Every minute some parent would be exclaiming "Good job, Buddy!" (GJB) to a child for some minor achievement. To show how minor: one of the GJBs was because the birthday boy picked up a gift bag. Yes, closing his hand around the handles of a gift bag and picking it up, was enough of a reason for the mom to burst into rapturous (and I mean rapturous) congratulating. This mom was constantly hovering over this kid and GJBing everything he did. Now imagine how irritating it was in a room FULL of parents like her.

Somewhere in the brainwashing and guilt-tripping that passes for parenting education these days, they have taught parents that children need to be praised for breathing. If they are not praised, their wee little self esteems will suffer and in addition, they will not like their parents. Parents have to realize that it is their role to parent and not to be their kids' best friends. Kids have plenty of friends but only 2 (1, 3, who knows in these days, but let's say a small number) of parents. These parents need to remember that kids mistreat their friends all the time. Are they more likely to mistreat their parental buddies too if they think of them at the same level and not figures of authority? What exactly are parents teaching their kids by all this excess praise?

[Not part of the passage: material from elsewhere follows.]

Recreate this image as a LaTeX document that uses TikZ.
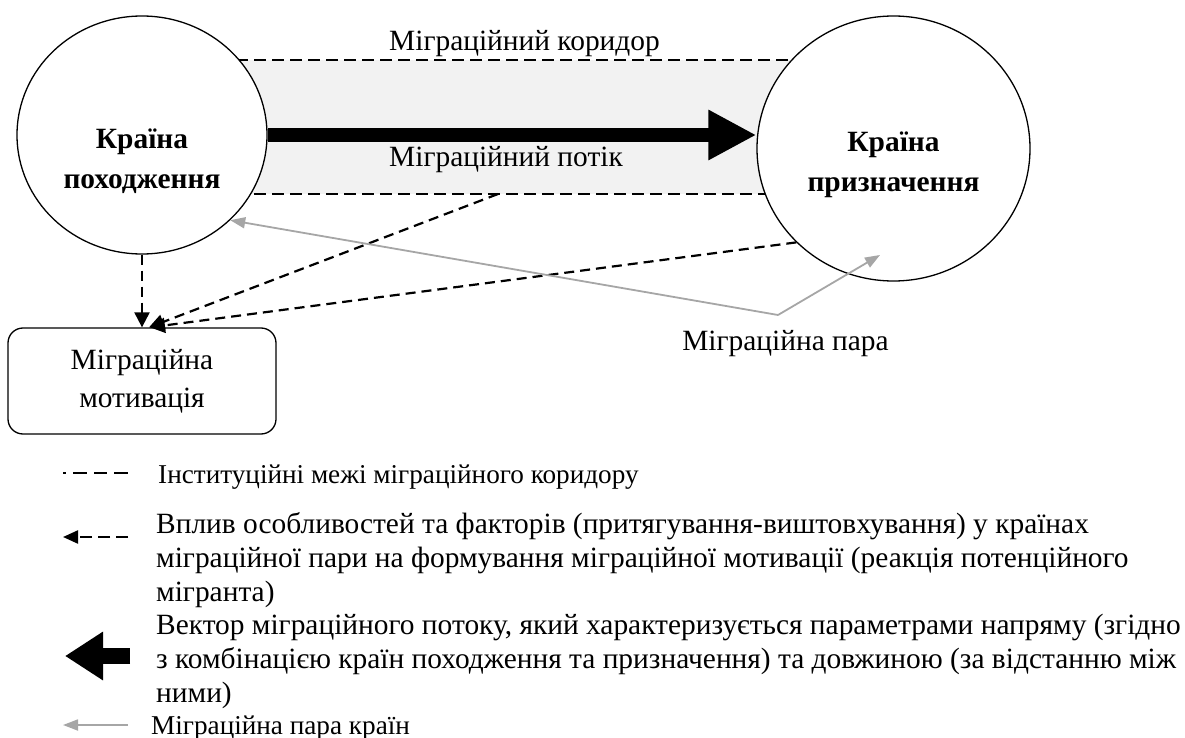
\documentclass[tikz,border=0pt]{standalone}
\usepackage{fontspec}
\setmainfont{Liberation Serif}
\usetikzlibrary{arrows.meta,shapes.geometric}
\begin{document}
\begin{tikzpicture}[x=1pt,y=-1pt,
  country/.style={ellipse, draw, line width=1.3pt, fill=white, inner sep=0pt},
  bigtxt/.style={font=\fontsize{29.4}{40}\selectfont\bfseries, align=center, inner sep=0pt},
  lbl/.style={font=\fontsize{29.4}{38}\selectfont, inner sep=0pt},
  legtxt/.style={font=\fontsize{27.2}{33.8}\selectfont, inner sep=0pt, align=left},
  legtxtb/.style={font=\fontsize{29.4}{33.8}\selectfont, inner sep=0pt, align=left},
  bound/.style={line width=1.3pt, dash pattern=on 12pt off 6pt},
  infl/.style={line width=2.2pt, dash pattern=on 10pt off 6pt, -{Triangle[length=15pt,width=15pt]}},
  pairarrow/.style={draw=black!35, line width=1.8pt, -{Triangle[length=15pt,width=11pt]}},
  flow/.style={line width=14pt, -{Triangle[length=48pt,width=47pt]}}
]
\useasboundingbox (0,0) rectangle (1185,738);
% corridor
\fill[black!5] (200,60) rectangle (830,194);
\coordinate (ctl) at (200,60);
\coordinate (ctr) at (830,60);
\coordinate (cbl) at (200,194);
\coordinate (cbr) at (830,194);
\draw[bound] (ctl) -- (ctr);
\draw[bound] (cbl) -- (cbr);
% countries
\node[country, minimum width=250pt, minimum height=238pt] (orig) at (142,135) {};
\node[country, minimum width=273pt, minimum height=265pt] (dst) at (893.5,148.5) {};
\node[bigtxt] (origtxt) at (142,161) {Країна\\походження};
\node[bigtxt] (dsttxt) at (893.5,165) {Країна\\призначення};
% flow
\draw[flow] (orig.east) -- (orig.east -| dst.west);
\node[lbl, anchor=base west] (corrlbl) at (389,51) {Міграційний коридор};
\node[lbl, anchor=base west] (flowlbl) at (389,167) {Міграційний потік};
% motivation
\node[draw, line width=1.3pt, rounded corners=15pt, minimum width=268pt, minimum height=106pt,
      lbl, align=center] (mot) at (142,381) {Міграційна\\мотивація};
% influences
\coordinate (cb) at (498,194);
\draw[infl] (orig.south) -- (mot.north);
\draw[infl] (cb) -- ([xshift=7pt]mot.north);
\draw[infl] (dst.224) -- ([xshift=8pt]mot.north);
% pair
\coordinate (pv) at (778,315);
\coordinate (pt) at (880,255);
\draw[pairarrow] (pv) -- (orig.-44);
\draw[pairarrow] (pv) -- (pt);
\node[lbl, anchor=base] (pairlbl) at (785.5,350) {Міграційна пара};
% legend
\coordinate (l1a) at (63,473); \coordinate (l1b) at (129,473);
\draw[line width=1.3pt, dash pattern=on 3pt off 7pt on 14pt off 7pt on 13pt off 7pt on 14pt off 50pt] (l1a) -- (l1b);
\node[legtxt, anchor=base west] (t1) at (158,483) {Інституційні межі міграційного коридору};
\coordinate (l2a) at (128,537); \coordinate (l2b) at (63,537);
\draw[infl, dash pattern=on 12pt off 6pt, -{Triangle[length=15pt,width=13pt]}] (l2a) -- (l2b);
\node[legtxtb, anchor=base west] (t2) at (156,601) {Вплив особливостей та факторів (притягування-виштовхування) у країнах\\міграційної пари на формування міграційної мотивації (реакція потенційного\\мігранта)};
\coordinate (l3a) at (130,656); \coordinate (l3b) at (65,656);
\draw[line width=16pt, -{Triangle[length=38pt,width=46pt]}] (l3a) -- (l3b);
\node[legtxtb, anchor=base west] (t3) at (156,702) {Вектор міграційного потоку, який характеризується параметрами напряму (згідно\\з комбінацією країн походження та призначення) та довжиною (за відстанню між\\ними)};
\coordinate (l4a) at (128,725); \coordinate (l4b) at (63,725);
\draw[pairarrow] (l4a) -- (l4b);
\node[legtxt, anchor=base west] (t4) at (151,734) {Міграційна пара країн};
\end{tikzpicture}
\end{document}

My kids get praise when appropriate. I have one daycare child who is obviously in the praising buddy category with his parents. Firstly, he does not listen to them. They do not enforce discipline or do so with reasoning, talking, empty threats, and few if any consequences. Secondly, this child will walk up to me dozen times a day pointing out that he did this, he did that, and "aren't I a good boy?" Demanded praise looses all the meaning of praise. Something that should be spontaneous and from the heart, is now irritating to the person forced to give it.